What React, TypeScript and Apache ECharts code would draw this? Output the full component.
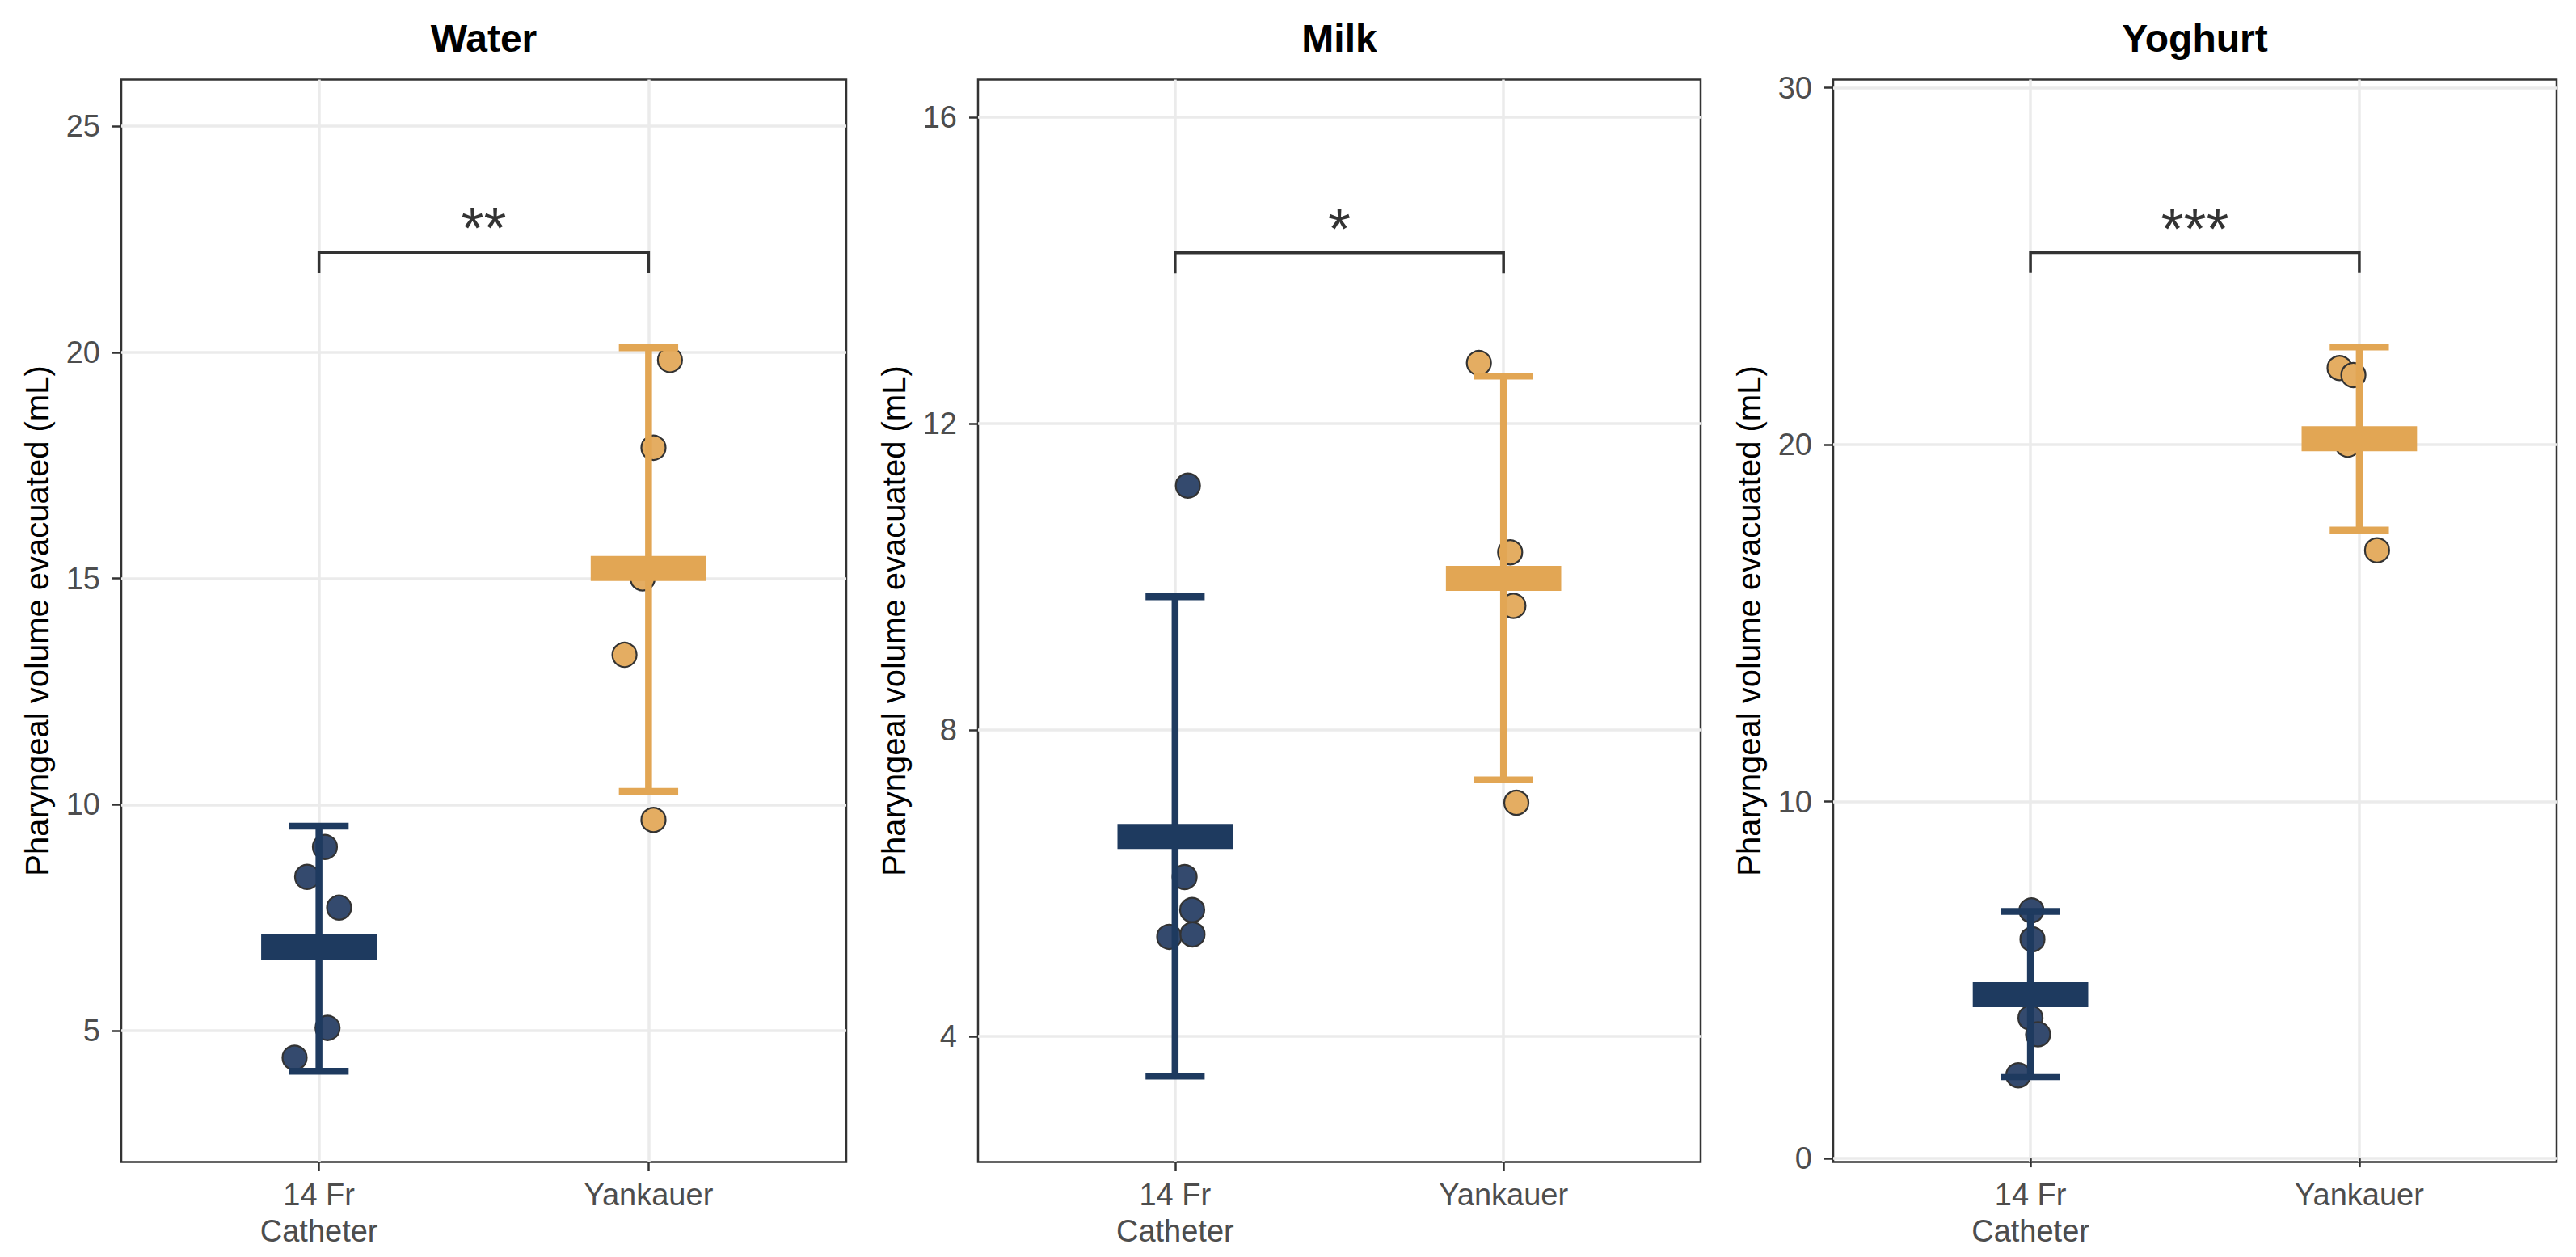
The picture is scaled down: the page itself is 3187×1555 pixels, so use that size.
import React, { useEffect, useRef } from "react";
import * as echarts from "echarts";

// ---------------- data ----------------
const panelTitles = ["Water", "Milk", "Yoghurt"];
const categoryLabels = ["14 Fr\nCatheter", "Yankauer"];
const categoryPositions = [1, 2];

const waterCatheter = [9.06, 8.4, 7.72, 5.06, 4.4];
const waterCatheterJitter = [0.018, -0.036, 0.061, 0.026, -0.074];
const waterYankauer = [19.83, 17.89, 15.0, 13.31, 9.66];
const waterYankauerJitter = [0.065, 0.015, -0.018, -0.073, 0.015];
const waterMeans = [6.85, 15.22];
const waterLow = [4.1, 10.29];
const waterHigh = [9.52, 20.1];

const milkCatheter = [11.19, 6.08, 5.65, 5.3, 5.33];
const milkCatheterJitter = [0.039, 0.029, 0.052, -0.018, 0.053];
const milkYankauer = [12.79, 10.32, 9.62, 7.05];
const milkYankauerJitter = [-0.075, 0.02, 0.03, 0.039];
const milkMeans = [6.61, 9.98];
const milkLow = [3.48, 7.35];
const milkHigh = [9.74, 12.62];

const yoghurtCatheter = [6.95, 6.14, 3.94, 3.48, 2.33];
const yoghurtCatheterJitter = [0.003, 0.006, 0.0, 0.023, -0.037];
const yoghurtYankauer = [22.15, 21.95, 20.0, 17.04];
const yoghurtYankauerJitter = [-0.06, -0.018, -0.035, 0.054];
const yoghurtMeans = [4.59, 20.17];
const yoghurtLow = [2.29, 17.61];
const yoghurtHigh = [6.92, 22.74];

const bracketTop = [22.21, 14.23, 25.38];
const bracketTip = [21.75, 13.96, 24.81];
const significance = ["**", "*", "***"];

const yMin = [2.095, 2.36, -0.1];
const yMax = [26.03, 16.49, 30.23];
const yTicks = [
  [5, 10, 15, 20, 25],
  [4, 8, 12, 16],
  [0, 10, 20, 30],
];

// ---------------- styling / layout ----------------
const FONT = '"Liberation Sans", Arial, Helvetica, sans-serif';
const lineColors = ["#1E3A5F", "#E2A654"];
const dotColors = ["#344A6E", "#E4AD62"];
const gridLefts = [150, 1210, 2268];
const gridWidths = [897, 894, 895];
const gridTop = 98.5;
const gridHeight = 1339;

const panelData = [
  {
    pts: [waterCatheter, waterYankauer],
    jit: [waterCatheterJitter, waterYankauerJitter],
    mean: waterMeans,
    low: waterLow,
    high: waterHigh,
  },
  {
    pts: [milkCatheter, milkYankauer],
    jit: [milkCatheterJitter, milkYankauerJitter],
    mean: milkMeans,
    low: milkLow,
    high: milkHigh,
  },
  {
    pts: [yoghurtCatheter, yoghurtYankauer],
    jit: [yoghurtCatheterJitter, yoghurtYankauerJitter],
    mean: yoghurtMeans,
    low: yoghurtLow,
    high: yoghurtHigh,
  },
];

function buildOption() {
  const grid = panelTitles.map((_, i) => ({
    left: gridLefts[i],
    top: gridTop,
    width: gridWidths[i],
    height: gridHeight,
    show: true,
    borderColor: "#333333",
    borderWidth: 2.5,
    backgroundColor: "#ffffff",
    containLabel: false,
  }));

  const xAxis = panelTitles.map((_, i) => ({
    type: "value",
    gridIndex: i,
    min: 0.4,
    max: 2.6,
    axisLine: { show: false },
    axisTick: {
      show: true,
      customValues: categoryPositions,
      length: 11,
      lineStyle: { color: "#333333", width: 2.5 },
    },
    axisLabel: {
      customValues: categoryPositions,
      formatter: (v: number) => categoryLabels[Math.round(v) - 1] ?? "",
      fontSize: 38,
      lineHeight: 45,
      color: "#4D4D4D",
      fontFamily: FONT,
      margin: 18,
    },
    splitLine: { show: true, lineStyle: { color: "#EBEBEB", width: 3.5 } },
  }));

  const yAxis = panelTitles.map((_, i) => ({
    type: "value",
    gridIndex: i,
    min: yMin[i],
    max: yMax[i],
    axisLine: { show: false },
    axisTick: {
      show: true,
      customValues: yTicks[i],
      length: 11,
      lineStyle: { color: "#333333", width: 2.5 },
    },
    axisLabel: {
      customValues: yTicks[i],
      formatter: (v: number) => String(Math.round(v)),
      fontSize: 38,
      color: "#4D4D4D",
      fontFamily: FONT,
      margin: 26,
    },
    splitLine: { show: true, lineStyle: { color: "#EBEBEB", width: 3.5 } },
  }));

  const series: any[] = [];
  panelData.forEach((pd, i) => {
    const points: any[] = [];
    pd.pts.forEach((vals, g) => {
      vals.forEach((v, k) => {
        points.push({
          value: [categoryPositions[g] + pd.jit[g][k], v],
          itemStyle: { color: dotColors[g], opacity: 1 },
        });
      });
    });
    series.push({
      type: "scatter",
      xAxisIndex: i,
      yAxisIndex: i,
      z: 2,
      symbol: "circle",
      symbolSize: 30,
      itemStyle: { borderColor: "#333333", borderWidth: 2.2, opacity: 1 },
      data: points,
      silent: true,
    });

    series.push({
      type: "custom",
      xAxisIndex: i,
      yAxisIndex: i,
      z: 3,
      silent: true,
      encode: { x: 0, y: [1, 2, 3] },
      data: categoryPositions.map((x, g) => [x, pd.low[g], pd.high[g], pd.mean[g], g]),
      renderItem: (params: any, api: any) => {
        const x = api.value(0);
        const lo = api.value(1);
        const hi = api.value(2);
        const m = api.value(3);
        const g = api.value(4);
        const col = lineColors[g];
        const pLo = api.coord([x, lo]);
        const pHi = api.coord([x, hi]);
        const capL = api.coord([x - 0.09, hi]);
        const capR = api.coord([x + 0.09, hi]);
        const barL = api.coord([x - 0.1755, m]);
        const barR = api.coord([x + 0.1755, m]);
        const lw = 8.5;
        const bh = 31;
        return {
          type: "group",
          children: [
            {
              type: "line",
              shape: { x1: pLo[0], y1: pLo[1], x2: pHi[0], y2: pHi[1] },
              style: { stroke: col, lineWidth: lw },
            },
            {
              type: "line",
              shape: { x1: capL[0], y1: pHi[1], x2: capR[0], y2: pHi[1] },
              style: { stroke: col, lineWidth: lw },
            },
            {
              type: "line",
              shape: { x1: capL[0], y1: pLo[1], x2: capR[0], y2: pLo[1] },
              style: { stroke: col, lineWidth: lw },
            },
            {
              type: "rect",
              shape: { x: barL[0], y: barL[1] - bh / 2, width: barR[0] - barL[0], height: bh },
              style: { fill: col },
            },
          ],
        };
      },
    });

    series.push({
      type: "custom",
      xAxisIndex: i,
      yAxisIndex: i,
      z: 4,
      silent: true,
      encode: { x: [0, 1], y: [2, 3] },
      data: [[categoryPositions[0], categoryPositions[1], bracketTop[i], bracketTip[i]]],
      renderItem: (params: any, api: any) => {
        const a = api.coord([api.value(0), api.value(3)]);
        const b = api.coord([api.value(0), api.value(2)]);
        const c = api.coord([api.value(1), api.value(2)]);
        const d = api.coord([api.value(1), api.value(3)]);
        return {
          type: "group",
          children: [
            {
              type: "polyline",
              shape: { points: [a, b, c, d] },
              style: { stroke: "#333333", lineWidth: 3.5, fill: "none" },
            },
            {
              type: "text",
              x: (b[0] + c[0]) / 2,
              y: b[1] - 30,
              style: {
                text: significance[i],
                fontSize: 72,
                fontFamily: FONT,
                fill: "#333333",
                align: "center",
                verticalAlign: "middle",
                textAlign: "center",
                textVerticalAlign: "middle",
              },
            },
          ],
        };
      },
    });
  });

  const graphic: any[] = [];
  panelTitles.forEach((t, i) => {
    graphic.push({
      type: "text",
      x: gridLefts[i] + gridWidths[i] / 2,
      y: 47,
      style: {
        text: t,
        fontSize: 48,
        fontWeight: "bold",
        fontFamily: FONT,
        fill: "#000000",
        align: "center",
        verticalAlign: "middle",
        textAlign: "center",
        textVerticalAlign: "middle",
      },
    });
    graphic.push({
      type: "text",
      x: gridLefts[i] - 104,
      y: gridTop + gridHeight / 2,
      rotation: Math.PI / 2,
      style: {
        text: "Pharyngeal volume evacuated (mL)",
        fontSize: 40,
        fontFamily: FONT,
        fill: "#000000",
        align: "center",
        verticalAlign: "middle",
        textAlign: "center",
        textVerticalAlign: "middle",
      },
    });
  });

  return {
    animation: false,
    backgroundColor: "#ffffff",
    textStyle: { fontFamily: FONT },
    grid,
    xAxis,
    yAxis,
    series,
    graphic,
  };
}

export default function App() {
  const ref = useRef<HTMLDivElement>(null);
  useEffect(() => {
    if (!ref.current) return;
    const chart = echarts.init(ref.current, undefined, { renderer: "svg" });
    chart.setOption(buildOption() as any);
    return () => {
      chart.dispose();
    };
  }, []);
  return (
    <div
      ref={ref}
      style={{
        position: "fixed",
        left: 0,
        top: 0,
        width: 3187,
        height: 1555,
        background: "#ffffff",
      }}
    />
  );
}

---+---

Exercise aim: Reproduce exactly the lines from the line with "The picture is" through the line with "const milkHigh = [9.74, 12.62];", both end lines included, and only those lines.

Response to this exercise:
The picture is scaled down: the page itself is 3187×1555 pixels, so use that size.
import React, { useEffect, useRef } from "react";
import * as echarts from "echarts";

// ---------------- data ----------------
const panelTitles = ["Water", "Milk", "Yoghurt"];
const categoryLabels = ["14 Fr\nCatheter", "Yankauer"];
const categoryPositions = [1, 2];

const waterCatheter = [9.06, 8.4, 7.72, 5.06, 4.4];
const waterCatheterJitter = [0.018, -0.036, 0.061, 0.026, -0.074];
const waterYankauer = [19.83, 17.89, 15.0, 13.31, 9.66];
const waterYankauerJitter = [0.065, 0.015, -0.018, -0.073, 0.015];
const waterMeans = [6.85, 15.22];
const waterLow = [4.1, 10.29];
const waterHigh = [9.52, 20.1];

const milkCatheter = [11.19, 6.08, 5.65, 5.3, 5.33];
const milkCatheterJitter = [0.039, 0.029, 0.052, -0.018, 0.053];
const milkYankauer = [12.79, 10.32, 9.62, 7.05];
const milkYankauerJitter = [-0.075, 0.02, 0.03, 0.039];
const milkMeans = [6.61, 9.98];
const milkLow = [3.48, 7.35];
const milkHigh = [9.74, 12.62];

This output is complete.